大政選手が持つ日本記録は5秒07。世界トップと競い合うためには4秒台への突入が必要であり、大政選手には伸びしろもある。

大政選手が、15メートルの壁の「スタート」「加速部分」「ゴール」の各パートで最速タイムを出せば、合計で4秒87というタイムが想定され、これは現在の世界記録4秒90を更新する。

青木亮二コーチは大政選手について、「伸び盛りで伸びしろがあるので、パリでメダルを取ってほしい。夢は、4秒台の世界新記録をマークすることです」と語っている。

パリオリンピック出場への道は狭き門で、世界でわずか14人だけが出場することができる。アジア大陸予選ではチケットをつかむことはできなかったが、大政選手にはまだチャンスがある。5月に中国、6月にハンガリーで行われる世界最終予選で、合計ポイント上位5人に入れば、オリンピック出場権を獲得できる。

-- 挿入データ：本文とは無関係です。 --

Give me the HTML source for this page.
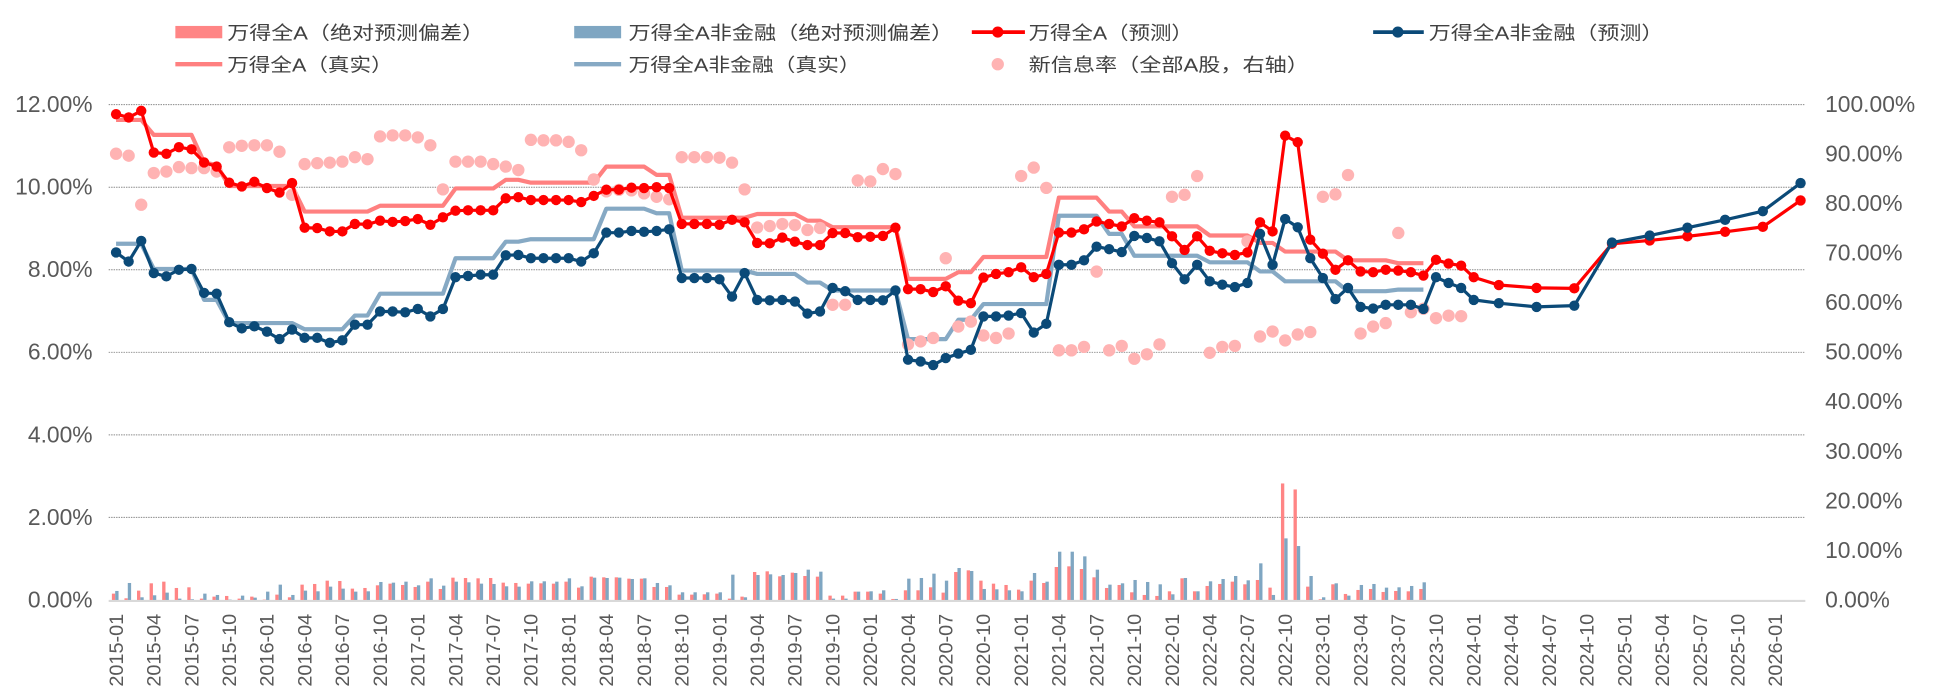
<!DOCTYPE html>
<html><head><meta charset="utf-8">
<style>
html,body{margin:0;padding:0;background:#fff;}
svg{display:block;}
text{font-family:"Liberation Sans","Noto Sans CJK SC",sans-serif;}
</style></head>
<body>
<svg id="c" xmlns="http://www.w3.org/2000/svg" width="1935" height="699" viewBox="0 0 1567 566" preserveAspectRatio="none">
<rect width="1567" height="566" fill="#fff"/>
<g id="grid"></g>
<g id="bars"></g>
<g id="real"></g>
<g id="scat"></g>
<g id="pred"></g>
<g id="labels" fill="#595959" font-size="18.5"></g>
<g id="legend" font-size="15" fill="#404040">
  <rect x="142" y="21" width="38" height="10" fill="#FF8585"/>
  <text x="184" y="32" textLength="208" lengthAdjust="spacingAndGlyphs">万得全A（绝对预测偏差）</text>
  <rect x="465" y="21" width="38" height="10" fill="#7FA6C2"/>
  <text x="509" y="32" textLength="263" lengthAdjust="spacingAndGlyphs">万得全A非金融（绝对预测偏差）</text>
  <line x1="787" y1="26" x2="830" y2="26" stroke="#FF0000" stroke-width="3"/>
  <circle cx="808" cy="26" r="4.5" fill="#FF0000"/>
  <text x="833" y="32" textLength="133" lengthAdjust="spacingAndGlyphs">万得全A（预测）</text>
  <line x1="1112" y1="26" x2="1153" y2="26" stroke="#0B4A78" stroke-width="3"/>
  <circle cx="1132" cy="26" r="4.5" fill="#0B4A78"/>
  <text x="1157" y="32" textLength="190" lengthAdjust="spacingAndGlyphs">万得全A非金融（预测）</text>
  <line x1="142" y1="52" x2="180" y2="52" stroke="#FF8080" stroke-width="3.5"/>
  <text x="184" y="58" textLength="134" lengthAdjust="spacingAndGlyphs">万得全A（真实）</text>
  <line x1="465" y1="52" x2="503" y2="52" stroke="#86A9C4" stroke-width="3.5"/>
  <text x="509" y="58" textLength="188" lengthAdjust="spacingAndGlyphs">万得全A非金融（真实）</text>
  <circle cx="808" cy="52" r="5" fill="#FFB3B3"/>
  <text x="833" y="58" textLength="227" lengthAdjust="spacingAndGlyphs">新信息率（全部A股，右轴）</text>
</g>
</svg>
<script>
var NS="http://www.w3.org/2000/svg";
function X(m){return 94+m*10.18;}
function Y(v){return 485.8-v*33.42;}
function R(r){return Y(r*0.12);}
function el(t,a,p,txt){var e=document.createElementNS(NS,t);for(var k in a)e.setAttribute(k,a[k]);if(txt!==undefined)e.textContent=txt;document.getElementById(p).appendChild(e);return e;}
for(var i=1;i<=6;i++){var y=Y(i*2);el('line',{x1:88,x2:1462,y1:y,y2:y,stroke:'#8a8a8a','stroke-width':0.8,'stroke-dasharray':'1.2,0.8'},'grid');}
el('line',{x1:88,x2:1462,y1:Y(0)+0.8,y2:Y(0)+0.8,stroke:'#d9d9d9','stroke-width':1.8},'grid');
for(var i=0;i<=6;i++){el('text',{x:75,y:Y(i*2)+6,'text-anchor':'end'},'labels',(i*2).toFixed(2)+'%');}
for(var i=0;i<=10;i++){el('text',{x:1478,y:R(i*10)+6},'labels',(i*10).toFixed(2)+'%');}
for(var q=0;q<=44;q++){var m=q*3;var yr=2015+Math.floor(m/12);var mo=(m%12)+1;var s=yr+'-'+(mo<10?'0':'')+mo;var x=X(m)+5.5;
 el('text',{x:x,y:497,'text-anchor':'end',transform:'rotate(-90 '+x+' 497)',textLength:59,lengthAdjust:'spacingAndGlyphs','font-size':16},'labels',s);}
var rb=[192,206,183,161,156,175,173,207,201,199,207,201,210,195,203,165,163,153,154,177,175,167,162,166,172,156,178,144,145,146,145,159,160,162,161,162,156,174,141,143,
143,147,147,172,172,195,195,194,192,207,201,127,125,140,129,139,141,198,198,186,186,192,208,182,182,173,189,127,122,153,162,166,180,153,160,112,110,118,143,175];
var bb=[184,160,203,197,189,207,209,192,196,210,198,204,186,165,196,183,185,171,177,186,185,157,159,156,167,146,168,156,158,162,163,170,171,155,155,156,146,170,144,145,
144,148,146,160,167,188,188,188,188,135,203,136,134,136,130,120,126,207,207,186,185,182,208,147,145,132,153,115,124,178,179,182,185,130,156,66,66,80,120,165];
var rv=[],bv=[];
for(var i=0;i<80;i++){rv.push((211-rb[i])/124);bv.push((211-bb[i])/124);}
var r2=[345,367,375,378,364,325,364,348,342,335,343,330,353,40,58,350,388,343,372,360,357,366,363,364,357];
var b2=[340,330,336,343,373,324,364,334,327,318,331,280,375,205,228,318,382,340,377,345,342,353,352,348,337];
for(var i=0;i<25;i++){rv.push((390-r2[i])/124);bv.push((390-b2[i])/124);}
for(var m=0;m<rv.length;m++){var x=X(m);
 var h1=Math.max(0,rv[m])*33.42,h2=Math.max(0,bv[m])*33.42;
 if(h1>0)el('rect',{x:x-3.4,y:485.8-h1,width:2.7,height:h1,fill:'#FF8585'},'bars');
 if(h2>0)el('rect',{x:x-0.7,y:485.8-h2,width:2.7,height:h2,fill:'#7FA6C2'},'bars');}
function steps(arr){var out=[];arr.forEach(function(s){for(var m=s[0];m<=s[1];m++)out.push([m,s[2]]);});return out;}
var redReal=steps([[0,2,11.63],[3,6,11.27],[7,7,10.6],[8,8,10.54],[9,14,10.03],[15,20,9.41],[21,26,9.55],[27,30,9.97],[31,32,10.18],[33,38,10.11],[39,42,10.5],[43,44,10.3],[45,50,9.26],[51,54,9.35],[55,56,9.19],[57,62,9.03],[63,66,7.78],[67,68,7.94],[69,74,8.31],[75,78,9.75],[79,80,9.41],[81,86,9.05],[87,90,8.83],[91,92,8.65],[93,97,8.44],[98,101,8.23],[102,104,8.16]]);
var blueReal=steps([[0,2,8.63],[3,6,8.02],[7,8,7.27],[9,14,6.71],[15,18,6.56],[19,20,6.89],[21,26,7.42],[27,30,8.28],[31,32,8.68],[33,38,8.74],[39,42,9.48],[43,44,9.37],[45,50,7.98],[51,54,7.9],[55,56,7.69],[57,62,7.5],[63,66,6.32],[67,68,6.79],[69,74,7.17],[75,78,9.31],[79,80,8.87],[81,86,8.34],[87,90,8.18],[91,92,7.96],[93,97,7.72],[98,101,7.48],[102,104,7.52]]);
function pts(a,f){return a.map(function(p){return X(p[0]).toFixed(1)+','+f(p[1]).toFixed(1);}).join(' ');}
el('polyline',{points:pts(redReal,Y),fill:'none',stroke:'#FF8080','stroke-width':3.4,'stroke-linejoin':'round'},'real');
el('polyline',{points:pts(blueReal,Y),fill:'none',stroke:'#86A9C4','stroke-width':3.4,'stroke-linejoin':'round'},'real');
var sc=[90.1,89.7,79.8,86.2,86.5,87.4,87.2,87.2,86.5,91.4,91.7,91.8,91.8,90.5,81.8,88.0,88.2,88.3,88.5,89.4,89.0,93.6,93.8,93.8,93.4,91.8,82.9,88.5,88.5,88.5,88.0,87.5,86.8,92.9,92.8,92.8,92.5,90.8,84.9,82.5,82.8,82.7,82.1,81.4,80.9,89.4,89.4,89.4,89.3,88.3,82.9,75.2,75.5,75.9,75.7,74.7,75.1,59.6,59.6,84.7,84.5,87.0,86.0,51.6,52.2,52.9,69.0,55.2,56.2,53.4,52.9,53.8,85.6,87.3,83.2,50.4,50.4,51.1,66.3,50.4,51.3,48.7,49.6,51.6,81.4,81.8,85.6,49.9,51.1,51.3,72.4,53.2,54.2,52.4,53.6,54.1,81.4,81.9,85.8,53.8,55.2,55.9,74.1,58.1,58.8,56.9,57.4,57.3];
for(var m=0;m<sc.length;m++)el('circle',{cx:X(m),cy:R(sc[m]),r:5,fill:'#FFB3B3'},'scat');
var rp={0:11.77,1:11.69,2:11.85,3:10.84,4:10.81,5:10.97,6:10.92,7:10.6,8:10.5,9:10.11,10:10.02,11:10.13,12:9.98,13:9.87,14:10.1,15:9.02,16:9.01,17:8.93,18:8.93,19:9.11,20:9.1,21:9.19,22:9.16,23:9.18,24:9.23,25:9.09,26:9.27,27:9.43,28:9.44,29:9.44,30:9.44,31:9.73,32:9.76,33:9.69,34:9.69,35:9.69,36:9.69,37:9.64,38:9.79,39:9.94,40:9.94,41:9.99,42:9.98,43:10.0,44:9.98,45:9.11,46:9.11,47:9.11,48:9.09,49:9.21,50:9.15,51:8.65,52:8.64,53:8.78,54:8.68,55:8.6,56:8.6,57:8.89,58:8.89,59:8.79,60:8.8,61:8.82,62:9.02,63:7.53,64:7.53,65:7.46,66:7.6,67:7.25,68:7.19,69:7.81,70:7.9,71:7.94,72:8.06,73:7.82,74:7.9,75:8.9,76:8.9,77:8.98,78:9.17,79:9.11,80:9.05,81:9.25,82:9.19,83:9.15,84:8.81,85:8.48,86:8.81,87:8.46,88:8.4,89:8.36,90:8.42,91:9.15,92:8.93,93:11.25,94:11.09,95:8.73,96:8.39,97:8.0,98:8.23,99:7.96,100:7.94,101:8.0,102:7.98,103:7.94,104:7.86,105:8.24,106:8.15,107:8.1,108:7.82,110:7.63,113:7.56,116:7.55,119:8.63,122:8.71,125:8.81,128:8.92,131:9.04,134:9.68};
var bp={0:8.42,1:8.2,2:8.7,3:7.92,4:7.84,5:8.0,6:8.02,7:7.44,8:7.42,9:6.73,10:6.58,11:6.63,12:6.5,13:6.32,14:6.55,15:6.35,16:6.35,17:6.23,18:6.29,19:6.67,20:6.67,21:6.99,22:6.99,23:6.97,24:7.05,25:6.87,26:7.05,27:7.82,28:7.85,29:7.88,30:7.88,31:8.35,32:8.36,33:8.28,34:8.28,35:8.28,36:8.28,37:8.2,38:8.4,39:8.9,40:8.9,41:8.94,42:8.92,43:8.94,44:8.98,45:7.8,46:7.8,47:7.8,48:7.77,49:7.35,50:7.92,51:7.27,52:7.26,53:7.27,54:7.23,55:6.94,56:6.99,57:7.56,58:7.48,59:7.27,60:7.27,61:7.26,62:7.5,63:5.82,64:5.78,65:5.69,66:5.86,67:5.97,68:6.06,69:6.87,70:6.87,71:6.89,72:6.95,73:6.48,74:6.69,75:8.12,76:8.12,77:8.23,78:8.56,79:8.5,80:8.43,81:8.82,82:8.77,83:8.69,84:8.16,85:7.77,86:8.12,87:7.72,88:7.64,89:7.58,90:7.68,91:8.87,92:8.12,93:9.23,94:9.03,95:8.28,96:7.8,97:7.29,98:7.56,99:7.1,100:7.06,101:7.15,102:7.15,103:7.15,104:7.05,105:7.82,106:7.68,107:7.56,108:7.27,110:7.19,113:7.1,116:7.13,119:8.66,122:8.83,125:9.02,128:9.21,131:9.42,134:10.1};
function drawPred(o,col){var a=Object.keys(o).map(Number).sort(function(a,b){return a-b;}).map(function(k){return [k,o[k]];});
 el('polyline',{points:pts(a,Y),fill:'none',stroke:col,'stroke-width':2.6,'stroke-linejoin':'round'},'pred');
 a.forEach(function(p){el('circle',{cx:X(p[0]),cy:Y(p[1]),r:4.2,fill:col},'pred');});}
drawPred(rp,'#FF0000');
drawPred(bp,'#0B4A78');
</script>
</body></html>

大政選手自身も「今の一番の大きな目標がパリオリンピックに出場することです。苦手なパートをなくしていき、安定した登りを目指しています」と語り、「今年はパリオリンピックで絶対に金メダルを取りたい」と強い意気込みを見せている。

その腕で夢を引き寄せ、故郷愛媛からオリンピックへ。
若きクライマーが世界の頂へ挑む。